Alice C. Linsley
Ethical concerns of the ancient Afro-Arabians involved binary opposites or binary sets such as east-west, male-female, day-night, hot-cold, dry-wet, raw-cooked, life-death, and heaven-earth. These sets are universally and objectively observed in creation. Not every set of opposites is a binary set. Tall-short and talent-untalented do not represent binary sets because they are entirely subjective.
There is no doubt that these peoples going back to at least the Neolithic period thought of the world in terms of observable binary sets. Further, they observed these binary sets as a fixed feature in nature. The binary sets were used to determine good and evil. Good recognized and honored the fixed boundaries observed in creation. Evil violated the boundaries observed in creation.
Good and evil were themselves opposites, but not equal. The binary worldview of the ancients was not dualistic. One member of the binary set is by its nature superior in some way to the other. So the Sun, as the greater light, is superior to the Moon. The male, as the larger and stronger, is superior to the female. Modern values and political correctness are irrelevant here. These distinctions are objective and universally observable.

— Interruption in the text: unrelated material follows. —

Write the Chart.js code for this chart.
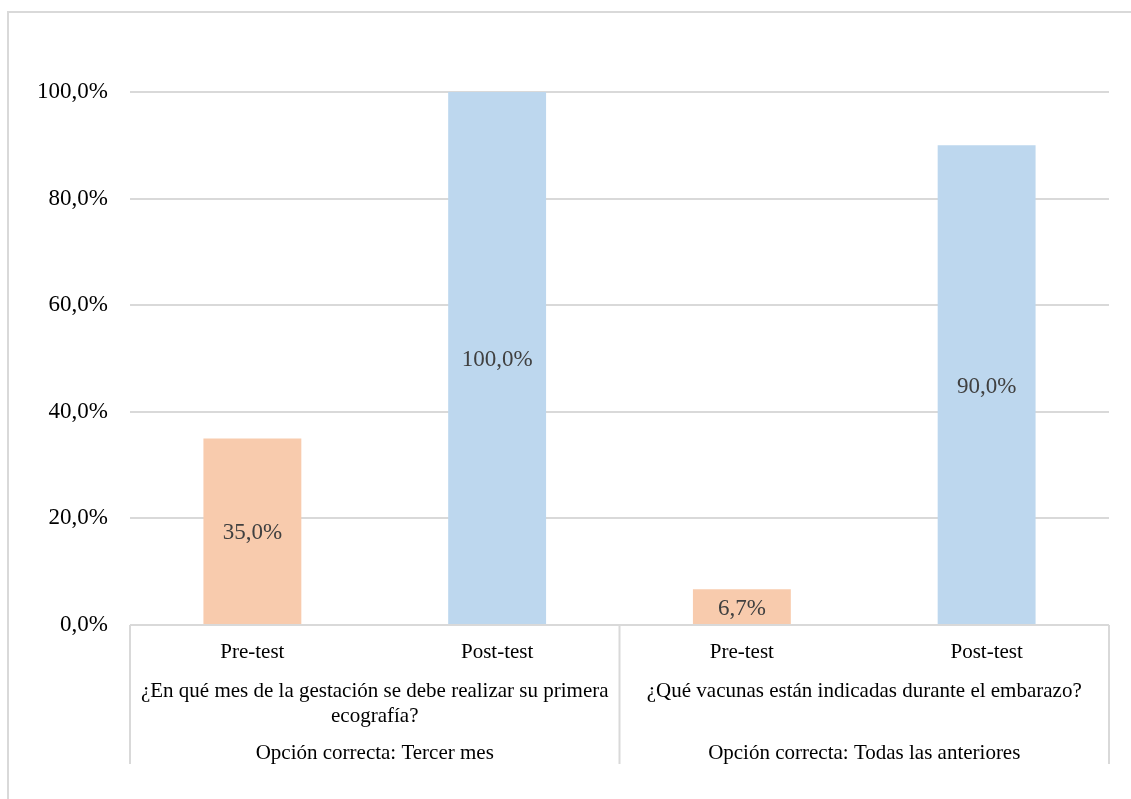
<!DOCTYPE html>
<html>
<head>
<meta charset="utf-8">
<script src="https://cdn.jsdelivr.net/npm/chart.js@4.4.0/dist/chart.umd.min.js"></script>
<style>
  html, body { margin: 0; padding: 0; background: #fff; }
  canvas { display: block; }
</style>
</head>
<body>
<canvas id="c" width="1131" height="799"></canvas>
<script>
// Categories (inner axis level) and their values in percent
const categories = ['Pre-test', 'Post-test', 'Pre-test', 'Post-test'];
const values = [35.0, 100.0, 6.7, 90.0];
const barColors = ['#F8CBAD', '#BDD7EE', '#F8CBAD', '#BDD7EE'];

// Outer axis levels: question (may span two lines) and correct option
const groupQuestions = [
  ['¿En qué mes de la gestación se debe realizar su primera', 'ecografía?'],
  ['¿Qué vacunas están indicadas durante el embarazo?']
];
const groupAnswers = ['Opción correcta: Tercer mes', 'Opción correcta: Todas las anteriores'];
const groupSizes = [2, 2];

const yMin = 0, yMax = 100, yStep = 20;

const SERIF = '"Liberation Serif", "Times New Roman", serif';
const fmtPct = v => v.toFixed(1).replace('.', ',') + '%';

const frameAndLabels = {
  id: 'frameAndLabels',
  afterDatasetsDraw(chart) {
    const ctx = chart.ctx;
    const meta = chart.getDatasetMeta(0);
    ctx.save();
    ctx.font = '23px ' + SERIF;
    ctx.fillStyle = '#404040';
    ctx.textAlign = 'center';
    ctx.textBaseline = 'middle';
    meta.data.forEach((bar, i) => {
      ctx.fillText(fmtPct(values[i]), bar.x, (bar.y + bar.base) / 2 + 2);
    });
    ctx.restore();
  },
  afterDraw(chart) {
    const ctx = chart.ctx;
    const xs = chart.scales.x;
    const area = chart.chartArea;
    ctx.save();
    // outer frame
    ctx.strokeStyle = '#d9d9d9';
    ctx.lineWidth = 2;
    ctx.strokeRect(8, 12, 1200, 900);

    // category axis line and group separators
    ctx.beginPath();
    ctx.moveTo(area.left, area.bottom);
    ctx.lineTo(area.right, area.bottom);
    ctx.stroke();

    const bounds = [area.left];
    let idx = 0;
    groupSizes.forEach(n => {
      idx += n;
      if (idx < categories.length) {
        bounds.push((xs.getPixelForValue(idx - 1) + xs.getPixelForValue(idx)) / 2);
      } else {
        bounds.push(area.right);
      }
    });
    const lineBottom = area.bottom + 139;
    ctx.beginPath();
    bounds.forEach(b => {
      ctx.moveTo(b, area.bottom);
      ctx.lineTo(b, lineBottom);
    });
    ctx.stroke();

    // outer-level labels
    ctx.font = '21px ' + SERIF;
    ctx.fillStyle = '#000';
    ctx.textAlign = 'center';
    ctx.textBaseline = 'middle';
    for (let g = 0; g < groupQuestions.length; g++) {
      const cx = (bounds[g] + bounds[g + 1]) / 2;
      groupQuestions[g].forEach((line, k) => {
        ctx.fillText(line, cx, area.bottom + 66 + k * 25);
      });
      ctx.fillText(groupAnswers[g], cx, area.bottom + 128);
    }
    ctx.restore();
  }
};

new Chart(document.getElementById('c'), {
  type: 'bar',
  data: {
    labels: categories,
    datasets: [{
      data: values,
      backgroundColor: barColors,
      borderWidth: 0,
      categoryPercentage: 1.0,
      barPercentage: 0.4
    }]
  },
  options: {
    responsive: false,
    devicePixelRatio: 1,
    animation: false,
    layout: { padding: { top: 92, right: 22, left: 0, bottom: 0 } },
    plugins: { legend: { display: false }, tooltip: { enabled: false } },
    scales: {
      x: {
        grid: { display: false },
        border: { display: false },
        ticks: {
          color: '#000',
          font: { family: SERIF, size: 21 },
          padding: 7,
          maxRotation: 0
        },
        afterFit(scale) { scale.height = 174; }
      },
      y: {
        min: yMin,
        max: yMax,
        grid: { color: '#d9d9d9', lineWidth: 2, drawTicks: false },
        border: { display: false },
        ticks: {
          stepSize: yStep,
          color: '#000',
          font: { family: SERIF, size: 23 },
          padding: 22,
          callback: v => fmtPct(v)
        },
        afterFit(scale) { scale.width = 130; }
      }
    }
  },
  plugins: [frameAndLabels]
});
</script>
</body>
</html>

Ancient peoples were close observers of nature. They recognized that seasons run in a cycle, the Sun appears to move from east to west, and people bring forth people, not plants or other animals. In other words, there is a fixed quality to the binary sets and to the cycles of nature. This is very unlike the randomness notion held by many today.
Today scientists study the sky for answers to the origins of the universe. The ancients studied the heavens because they believed that the pattern observed there speaks of the Creator's nature and how we should order our lives on earth. This is the idea behind the part of the Lord's Prayer that says "Thy will be done on earth as it is in heaven."
The binary sets also provide direction and guidance. Lacking a compass, we can watch where the Sun rises to determine east. Knowing east, we can determine the direction of west. Just as the directional poles help us to avoid disorientation, so the binary sets observed universally and objectively in Nature can help us to avoid ethical confusion.